Task Force on Apprenticeship. Back in June, we reported on President Trump’s executive order intended to promote more practical, efficient, and streamlined apprenticeship programs. The executive order directs the Secretary of Labor to establish a Task Force on Apprenticeship Expansion in order “to identify strategies and proposals to promote apprenticeships.” Earlier this week, Secretary of Labor Alexander Acosta announced the membership of the task force. Besides CEOs, business leaders, and union officials, also included on the Task Force is John Ratzenberger—better known as Cliff Clavin—who has become a champion of the “made in America” concept.
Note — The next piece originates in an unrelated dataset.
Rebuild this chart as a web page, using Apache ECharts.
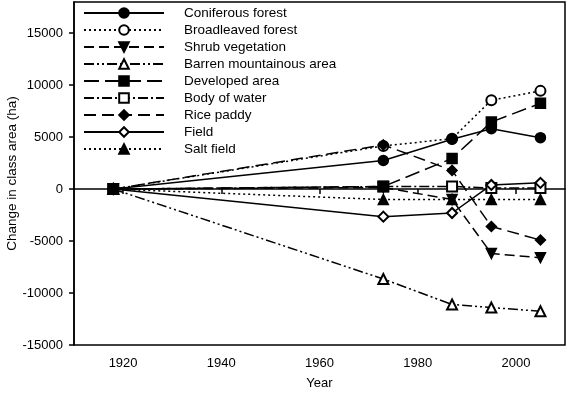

The task force has been instructed to perform a stereotypically D.C. undertaking: issue a report.
Immigration Enforcement. In a speech delivered to The Heritage Foundation on Tuesday, Acting Immigration and Customs Enforcement (ICE) Director Thomas Homan stated that workplace immigration enforcement would increase this year four to five times from current levels. Homan has been with ICE since 2003 and, in 2015, received the Presidential Rank Award for “exceptional performance over an extended period of time.” In a 2016 story in The Washington Post, the acting ICE director was described thusly: “Thomas Homan deports people. And he’s really good at it.” Of course, both ICE and its parent agency, the Department of Homeland Security, currently have acting officials in charge, and it remains to be seen whether this enforcement strategy will continue to be implemented upon the arrival of permanent political appointees (though the strategy is consistent with the administration’s other immigration policies, such as the construction of the wall).
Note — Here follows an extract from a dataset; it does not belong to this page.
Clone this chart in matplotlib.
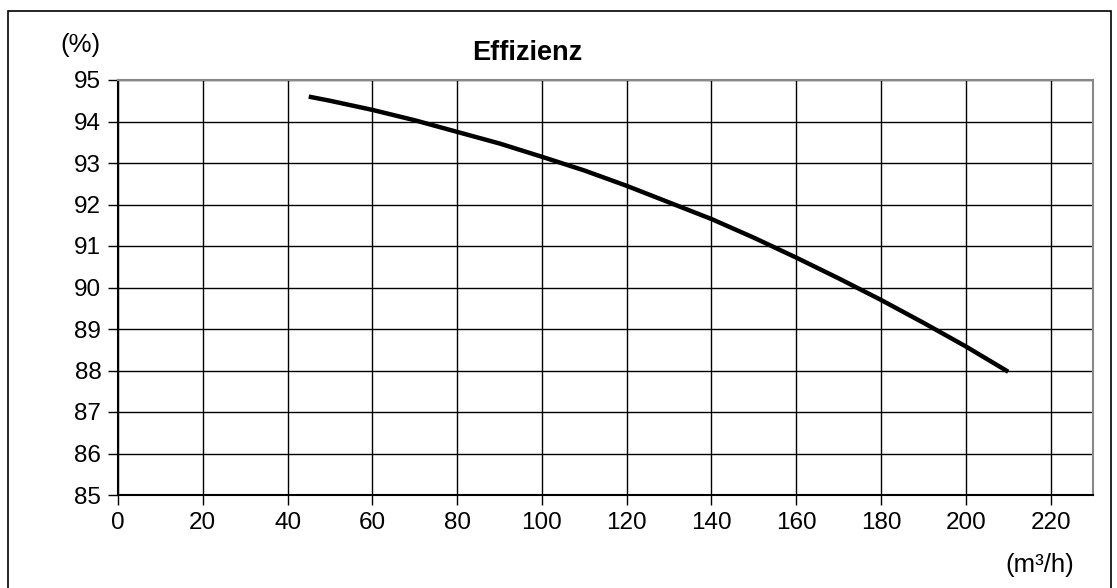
import matplotlib.pyplot as plt
from matplotlib.patches import Rectangle

plt.rcParams['font.family'] = ['Liberation Sans', 'DejaVu Sans']

# Volumenstrom (m3/h) und Effizienz (%)
flow = [45, 50, 60, 70, 80, 90, 100, 110, 120, 130, 140, 150, 160, 170, 180, 190, 200, 210]
eff = [94.6, 94.5, 94.28, 94.03, 93.75, 93.47, 93.15, 92.82, 92.45, 92.05, 91.65, 91.2, 90.72, 90.22, 89.7, 89.15, 88.58, 87.97]

xticks = list(range(0, 221, 20))
yticks = list(range(85, 96))

fig = plt.figure(figsize=(11.17, 5.88), dpi=100)
ax = fig.add_axes([118 / 1117, 1 - 495 / 588, (1093 - 118) / 1117, (495 - 80) / 588])

ax.plot(flow, eff, color='black', lw=3.2, solid_capstyle='butt')

ax.set_xlim(0, 230)
ax.set_ylim(85, 95)
ax.set_xticks(xticks)
ax.set_yticks(yticks)
ax.grid(True, color='black', lw=1)
ax.tick_params(direction='out', length=7, width=1, labelsize=17.5, colors='black', pad=5)
for s in ['top', 'right']:
    ax.spines[s].set_color('#888888')
    ax.spines[s].set_linewidth(1.5)
for s in ['left', 'bottom']:
    ax.spines[s].set_linewidth(1.5)

fig.text(527 / 1117, 1 - 53 / 588, 'Effizienz', ha='center', va='center', fontsize=19.5, fontweight='bold')
fig.text(80 / 1117, 1 - 45 / 588, '(%)', ha='center', va='center', fontsize=18.5)
fig.text(1040 / 1117, 1 - 565 / 588, '(m³/h)', ha='center', va='center', fontsize=18.5)

# outer frame
fig.patches.append(Rectangle((8 / 1117, -0.01), 1103 / 1117, 1 - 11 / 588 + 0.01, transform=fig.transFigure,
                             fill=False, edgecolor='black', lw=1.2))

fig.savefig('out.png', dpi=100)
CAP on the Sharing Economy. The Center for American Progress (CAP) has a new report out on the gig economy entitled “Raising Pay and Providing Benefits for Workers in a Disruptive Economy.” The report acknowledges that action on the federal level is unlikely and specifically encourages local governments to enact policies to “raise standards for independent contractors.” Specifically, the report recommends that cities and states establish minimum wages for independent contractors, as well as wage and benefits boards to set “standards for benefits, training, leave, and pay differentials” for independent contractors.
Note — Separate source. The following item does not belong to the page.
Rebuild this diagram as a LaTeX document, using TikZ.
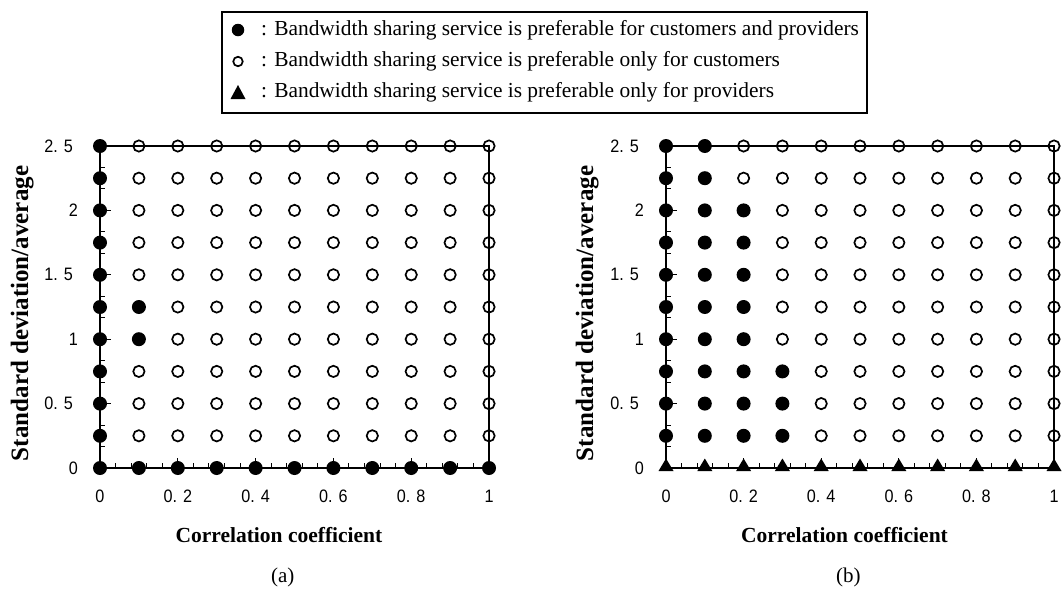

Trouble Brewing on Capitol Hill. Hill staffers, lobbyists, and political reporters are overflowing with anxiety upon hearing the news this week that Cups & Company—the popular coffee shop located in the Russell Senate Office Building—may be closing. The grounds for the potential closing are a bit muddy at this point, but information is starting to filter out. Apparently, the Architect of the Capitol is in the process of “pouring over” bids from other vendors to run food-service operations out of the space, and the current operators of Cups may lose out. If this comes to pass, it may leave a bitter taste in the mouths of Hill denizens, who may have to look elsewhere for their caffeine fix.